Update I have reinstalled hive from scratch using
brew reinstall hive
And the same error occurs.
Another update Given the new direction of this error it now is answered by within another question:
An answer to a non-os/x - but similar otherwise - question was found that can serve here:
https://stackoverflow.com/a/40017753/1056563
I installed hive with HomeBrew(MacOS) at /usr/local/Cellar/hive and afer running schematool -dbType derby -initSchema I get the following error message:
Starting metastore schema initialization to 2.0.0 Initialization script hive-schema-2.0.0.derby.sql Error: FUNCTION 'NUCLEUS_ASCII' already exists. (state=X0Y68,code=30000) org.apache.hadoop.hive.metastore.HiveMetaException: Schema initialization FAILED! Metastore state would be inconsistent !!

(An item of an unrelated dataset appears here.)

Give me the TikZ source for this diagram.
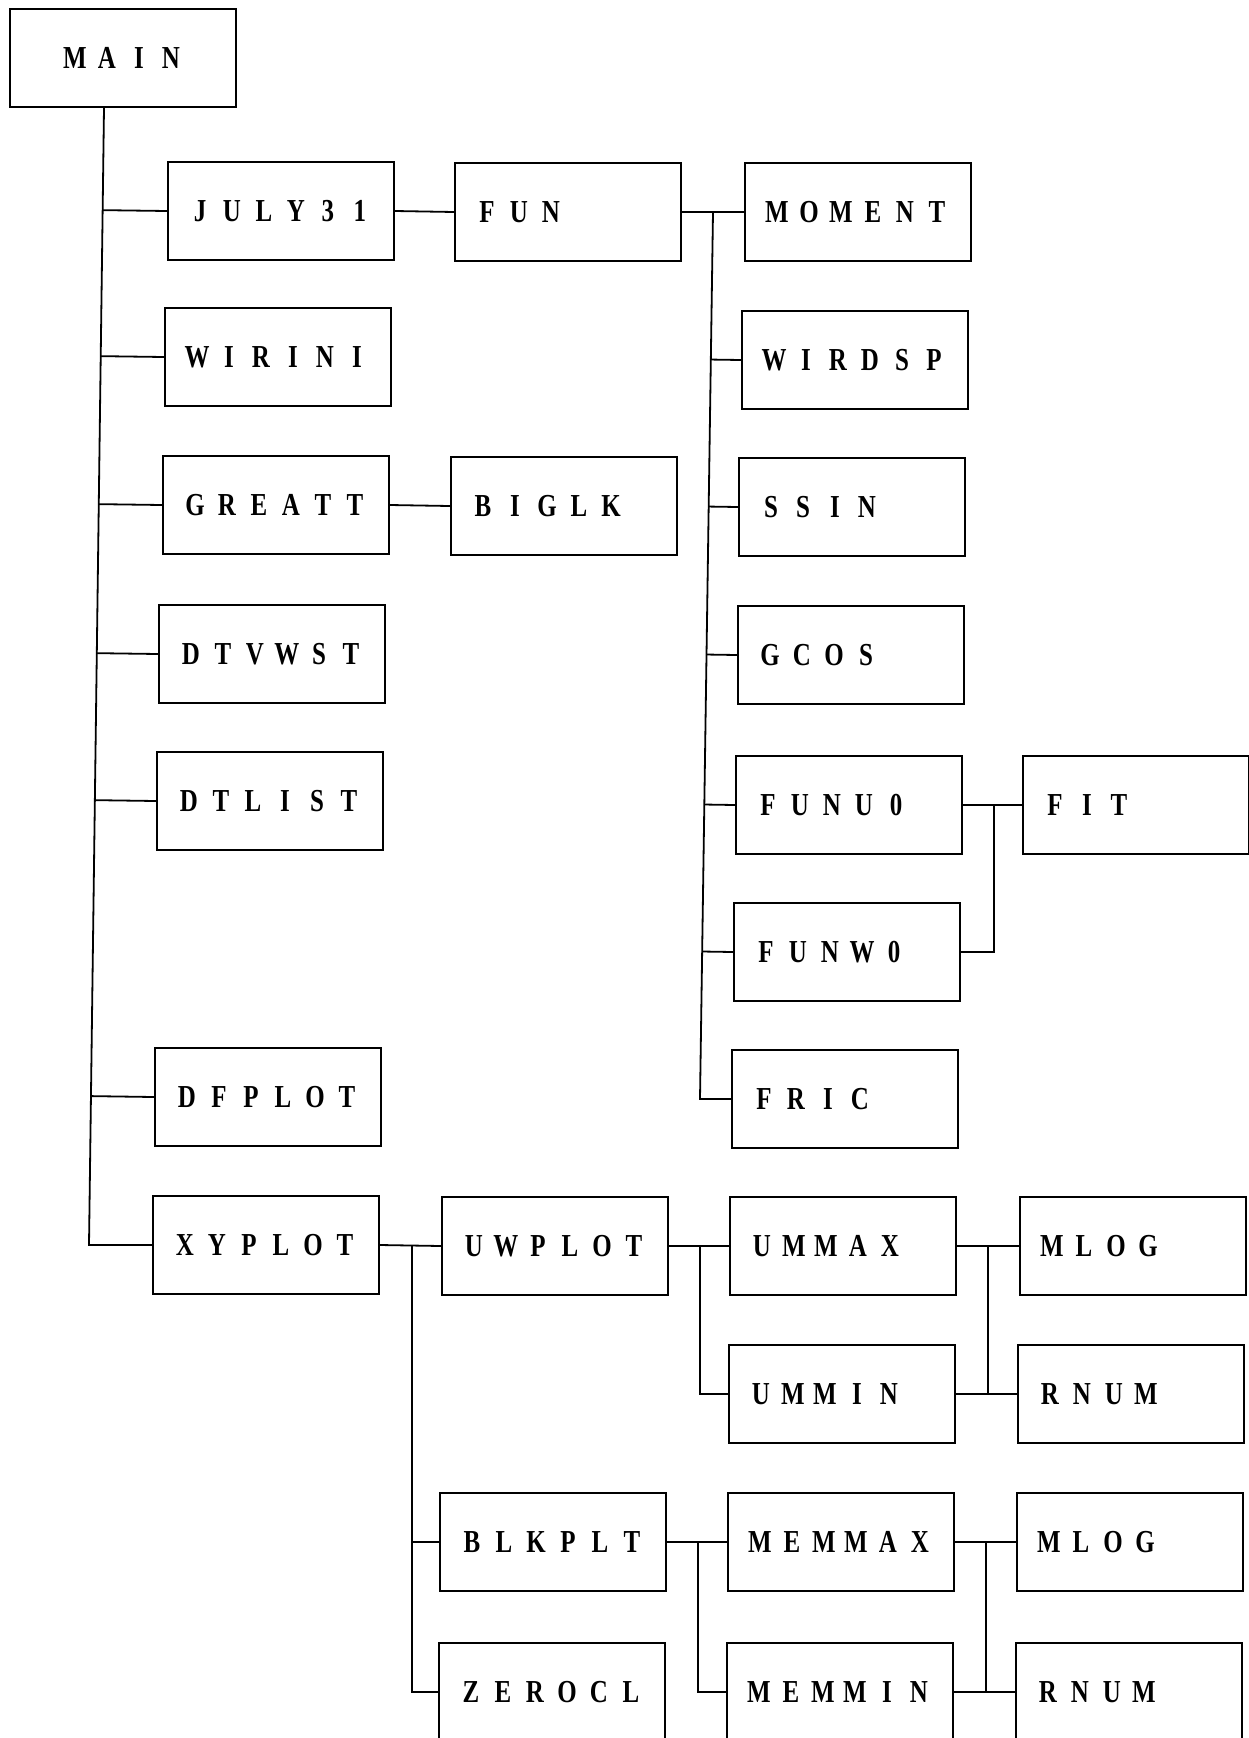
\documentclass[tikz,border=0pt]{standalone}
\usepackage{fontspec}
\usetikzlibrary{calc}
\newfontfamily\boxfont[FakeStretch=0.78]{Liberation Serif}
\newcommand\lspc[1]{\lspcx#1\relax}
\def\lspcx#1{\ifx\relax#1\else\makebox[32pt][c]{#1}\expandafter\lspcx\fi}
\begin{document}
\begin{tikzpicture}[x=1pt,y=-1pt,
  blk/.style={draw, line width=2pt, anchor=north west, minimum height=98pt,
    text width=194pt, inner xsep=16pt, inner ysep=0pt, align=left,
    font=\boxfont\bfseries\fontsize{32}{38}\selectfont},
  wire/.style={line width=1.8pt}]
\useasboundingbox (0,0) rectangle (1249,1738);
% boxes
\node[blk, align=center] (main) at (9,8) {\lspc{MAIN}};
\node[blk] (july)   at (167,161) {\lspc{JULY31}};
\node[blk] (wirini) at (164,307) {\lspc{WIRINI}};
\node[blk] (greatt) at (162,455) {\lspc{GREATT}};
\node[blk] (dtvwst) at (158,604) {\lspc{DTVWST}};
\node[blk] (dtlist) at (156,751) {\lspc{DTLIST}};
\node[blk] (dfplot) at (154,1047) {\lspc{DFPLOT}};
\node[blk] (xyplot) at (152,1195) {\lspc{XYPLOT}};
\node[blk] (fun)    at (454,162) {\lspc{FUN}};
\node[blk] (biglk)  at (450,456) {\lspc{BIGLK}};
\node[blk] (uwplot) at (441,1196) {\lspc{UWPLOT}};
\node[blk] (blkplt) at (439,1492) {\lspc{BLKPLT}};
\node[blk] (zerocl) at (438,1642) {\lspc{ZEROCL}};
\node[blk] (moment) at (744,162) {\lspc{MOMENT}};
\node[blk] (wirdsp) at (741,310) {\lspc{WIRDSP}};
\node[blk] (ssin)   at (738,457) {\lspc{SSIN}};
\node[blk] (gcos)   at (737,605) {\lspc{GCOS}};
\node[blk] (funu0)  at (735,755) {\lspc{FUNU0}};
\node[blk] (funw0)  at (733,902) {\lspc{FUNW0}};
\node[blk] (fric)   at (731,1049) {\lspc{FRIC}};
\node[blk] (ummax)  at (729,1196) {\lspc{UMMAX}};
\node[blk] (ummin)  at (728,1344) {\lspc{UMMIN}};
\node[blk] (memmax) at (727,1492) {\lspc{MEMMAX}};
\node[blk] (memmin) at (726,1642) {\lspc{MEMMIN}};
\node[blk] (fit)    at (1022,755) {\lspc{FIT}};
\node[blk] (mlogA)  at (1019,1196) {\lspc{MLOG}};
\node[blk] (rnumA)  at (1017,1344) {\lspc{RNUM}};
\node[blk] (mlogB)  at (1016,1492) {\lspc{MLOG}};
\node[blk] (rnumB)  at (1015,1642) {\lspc{RNUM}};
% main trunk
\coordinate (t0) at ($(main.south west)+(95,0)$);
\coordinate (t1) at ($(xyplot.west)+(-63,0)$);
\draw[wire] (t0) -- (t1) -- (xyplot.west);
\foreach \n in {july,wirini,greatt,dtvwst,dtlist,dfplot}
  \draw[wire] ($(t0)!(\n.west)!(t1)$) -- (\n.west);
% JULY31 -> FUN, GREATT -> BIGLK
\draw[wire] (july.east) -- (fun.west);
\draw[wire] (greatt.east) -- (biglk.west);
% FUN bus
\draw[wire] (fun.east) -- (moment.west);
\coordinate (f0) at ($(fun.east)+(31,0)$);
\coordinate (f1) at ($(fric.west)+(-31,0)$);
\draw[wire] (f0) -- (f1) -- (fric.west);
\foreach \n in {wirdsp,ssin,gcos,funu0,funw0}
  \draw[wire] ($(f0)!(\n.west)!(f1)$) -- (\n.west);
% FIT
\draw[wire] (funu0.east) -- (fit.west);
\coordinate (g0) at ($(funu0.east)+(31,0)$);
\draw[wire] (g0) |- (funw0.east);
% XYPLOT bus
\draw[wire] (xyplot.east) -- (uwplot.west);
\coordinate (x0) at ($(xyplot.east)+(32,0)$);
\draw[wire] (x0) |- (zerocl.west);
\draw[wire] (x0 |- blkplt.west) -- (blkplt.west);
% UWPLOT bus
\draw[wire] (uwplot.east) -- (ummax.west);
\coordinate (u0) at ($(uwplot.east)+(31,0)$);
\draw[wire] (u0) |- (ummin.west);
% UMMAX bus
\draw[wire] (ummax.east) -- (mlogA.west);
\draw[wire] (ummin.east) -- (rnumA.west);
\coordinate (u1) at ($(ummax.east)+(31,0)$);
\draw[wire] (u1) -- (u1 |- ummin.east);
% BLKPLT bus
\draw[wire] (blkplt.east) -- (memmax.west);
\coordinate (b0) at ($(blkplt.east)+(31,0)$);
\draw[wire] (b0) |- (memmin.west);
% MEMMAX bus
\draw[wire] (memmax.east) -- (mlogB.west);
\draw[wire] (memmin.east) -- (rnumB.west);
\coordinate (m1) at ($(memmax.east)+(31,0)$);
\draw[wire] (m1) -- (m1 |- memmin.east);
\end{tikzpicture}
\end{document}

However, I can't find either metastore_db or metastore_db.tmp folder under install path, so I tried:
find /usr/ -name hive-schema-2.0.0.derby.sql
vi /usr/local/Cellar/hive/2.0.1/libexec/scripts/metastore/upgrade/derby/hive-schema-2.0.0.derby.sql
comment the 'NUCLEUS_ASCII' function and 'NUCLEUS_MATCHES' function
rerun schematool -dbType derby -initSchema, then everything goes well!
Homebrew installs Hive (version 2.3.1) unconfigured. The default settings are to use in-process Derby database (Hive already includes the required lib).

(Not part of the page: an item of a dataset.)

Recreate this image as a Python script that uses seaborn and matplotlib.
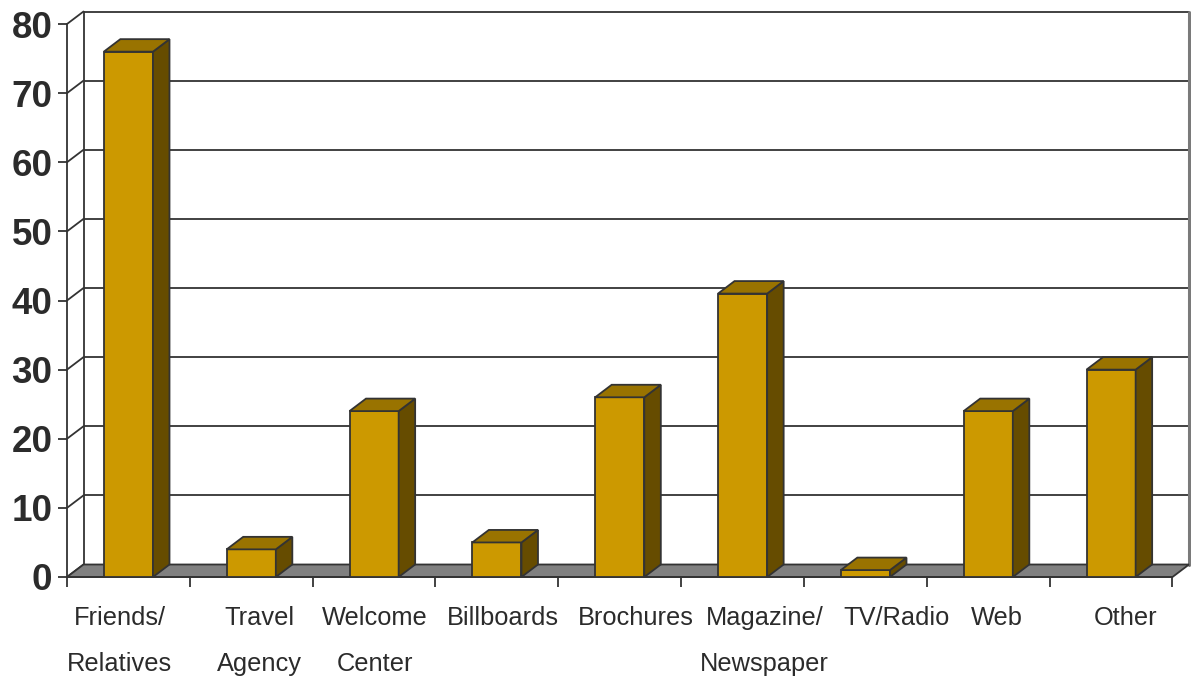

The only thing you have to do (immediatelly after brew install hive) is to initialize the database:
schematool -initSchema -dbType derby
and then you can run hive, and it will work. However, if you tried to run hive before initializing the database, Hive will actually semi-create an incomplete database and will fail to work:
show tables;
FAILED: SemanticException org.apache.hadoop.hive.ql.metadata.HiveException: java.lang.RuntimeException: Unable to instantiate org.apache.hadoop.hive.ql.metadata.SessionHiveMetaStoreClient
Since the database is semi-created, schematool will now fail as well:
Error: FUNCTION 'NUCLEUS_ASCII' already exists. (state=X0Y68,code=30000)
org.apache.hadoop.hive.metastore.HiveMetaException: Schema initialization FAILED! Metastore state would be inconsistent !!

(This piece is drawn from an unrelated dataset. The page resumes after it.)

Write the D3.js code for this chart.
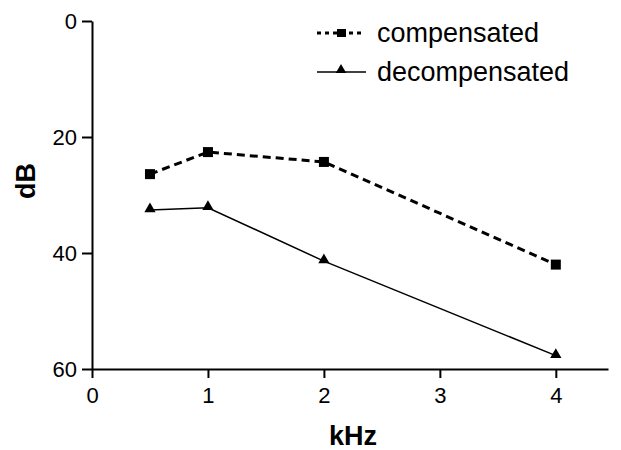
<!DOCTYPE html>
<html>
<head>
<meta charset="utf-8">
<script src="https://cdn.jsdelivr.net/npm/d3@7"></script>
<style>
  body { margin: 0; background: #fff; }
  svg { font-family: "Liberation Sans", Arial, sans-serif; }
</style>
</head>
<body>
<div id="chart"></div>
<script>
// frequencies (kHz) and thresholds (dB)
const freqs = [0.5, 1, 2, 4];
const compensated = [26.4, 22.6, 24.3, 42.0];
const decompensated = [32.6, 32.2, 41.4, 57.7];
const xTicks = [0, 1, 2, 3, 4];
const yTicks = [0, 20, 40, 60];
const seriesNames = ['compensated', 'decompensated'];

const width = 621, height = 450;
const svg = d3.select('#chart')
    .append('svg')
    .attr('width', width)
    .attr('height', height);

const x = d3.scaleLinear().domain([0, 4.45]).range([92, 608]);
const y = d3.scaleLinear().domain([0, 60]).range([21, 369]);

// axes
const xAxis = svg.append('g')
    .attr('transform', 'translate(0,' + y(60) + ')')
    .call(d3.axisBottom(x).tickValues(xTicks).tickFormat(d3.format('d'))
        .tickSize(9).tickPadding(9).tickSizeOuter(0));
const yAxis = svg.append('g')
    .attr('transform', 'translate(' + x(0) + ',0)')
    .call(d3.axisLeft(y).tickValues(yTicks).tickFormat(d3.format('d'))
        .tickSize(10).tickPadding(5).tickSizeOuter(0));

[xAxis, yAxis].forEach(g => {
    g.select('.domain').attr('stroke', '#000').attr('stroke-width', 2);
    g.selectAll('.tick line').attr('stroke', '#000').attr('stroke-width', 2);
    g.selectAll('.tick text').attr('fill', '#000').style('font-size', '22px')
        .style('font-family', '"Liberation Sans", Arial, sans-serif');
});
yAxis.selectAll('.tick text').attr('dy', '0.36em');

// axis titles
svg.append('text')
    .attr('x', 353).attr('y', 445)
    .attr('text-anchor', 'middle')
    .style('font-size', '27px').style('font-weight', 'bold')
    .text('kHz');
svg.append('text')
    .attr('transform', 'translate(35,181) rotate(-90)')
    .attr('text-anchor', 'middle')
    .style('font-size', '27px').style('font-weight', 'bold')
    .text('dB');

const line = d3.line().x(d => x(d[0])).y(d => y(d[1]));

// compensated: dashed with squares
const compData = freqs.map((f, i) => [f, compensated[i]]);
svg.append('path')
    .datum(compData)
    .attr('d', line)
    .attr('fill', 'none')
    .attr('stroke', '#000')
    .attr('stroke-width', 3)
    .attr('stroke-dasharray', '8,5');
svg.selectAll('.sq')
    .data(compData)
    .enter()
    .append('rect')
    .attr('x', d => x(d[0]) - 5)
    .attr('y', d => y(d[1]) - 5)
    .attr('width', 10)
    .attr('height', 10)
    .attr('fill', '#000');

// decompensated: solid with triangles
const decData = freqs.map((f, i) => [f, decompensated[i]]);
svg.append('path')
    .datum(decData)
    .attr('d', line)
    .attr('fill', 'none')
    .attr('stroke', '#000')
    .attr('stroke-width', 1.5);
const tri = d3.symbol().type(d3.symbolTriangle).size(55);
svg.selectAll('.tri')
    .data(decData)
    .enter()
    .append('path')
    .attr('d', tri)
    .attr('transform', d => 'translate(' + x(d[0]) + ',' + (y(d[1]) - 1) + ')')
    .attr('fill', '#000');

// legend
const legend = svg.append('g');
legend.append('line')
    .attr('x1', 317).attr('x2', 365).attr('y1', 33).attr('y2', 33)
    .attr('stroke', '#000').attr('stroke-width', 3).attr('stroke-dasharray', '4,4');
legend.append('rect')
    .attr('x', 337).attr('y', 29).attr('width', 9).attr('height', 8).attr('fill', '#000');
legend.append('line')
    .attr('x1', 317).attr('x2', 366).attr('y1', 72).attr('y2', 72)
    .attr('stroke', '#000').attr('stroke-width', 1.5);
legend.append('path')
    .attr('d', d3.symbol().type(d3.symbolTriangle).size(48))
    .attr('transform', 'translate(341,70)')
    .attr('fill', '#000');
legend.selectAll('.lt')
    .data(seriesNames)
    .enter()
    .append('text')
    .attr('x', 377)
    .attr('y', (d, i) => 33 + i * 39)
    .attr('dy', '0.35em')
    .style('font-size', '27px')
    .text(d => d);
</script>
</body>
</html>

To fix that, you will have to delete the database:
rm -Rf metastore_db
and run the initilization command again.
Noticed that I deleted the metastore_db from current directory? This is another problem: Hive is configured to create and use the Derby database in current working dir. This is because it has the following default value for ‘javax.jdo.option.ConnectionURL’:
jdbc:derby:;databaseName=metastore_db;create=true
To fix that, create file /usr/local/opt/hive/libexec/conf/hive-site.xml as
<?xml version="1.0" encoding="UTF-8" standalone="no"?>
<?xml-stylesheet type="text/xsl" href="configuration.xsl"?>
<configuration>
<property>
<name>javax.jdo.option.ConnectionURL</name>
<value>jdbc:derby:/usr/local/var/hive/metastore_db;create=true</value>
</property>
</configuration>
and recreate the database like before. Now the database is in /usr/local/var/hive, so in case you again accidentally ran hive before initializing the DB, delete it with:
rm -Rf /usr/local/var/hive
You might have to look at the hive configuration file. That should tell you where it is being initialized.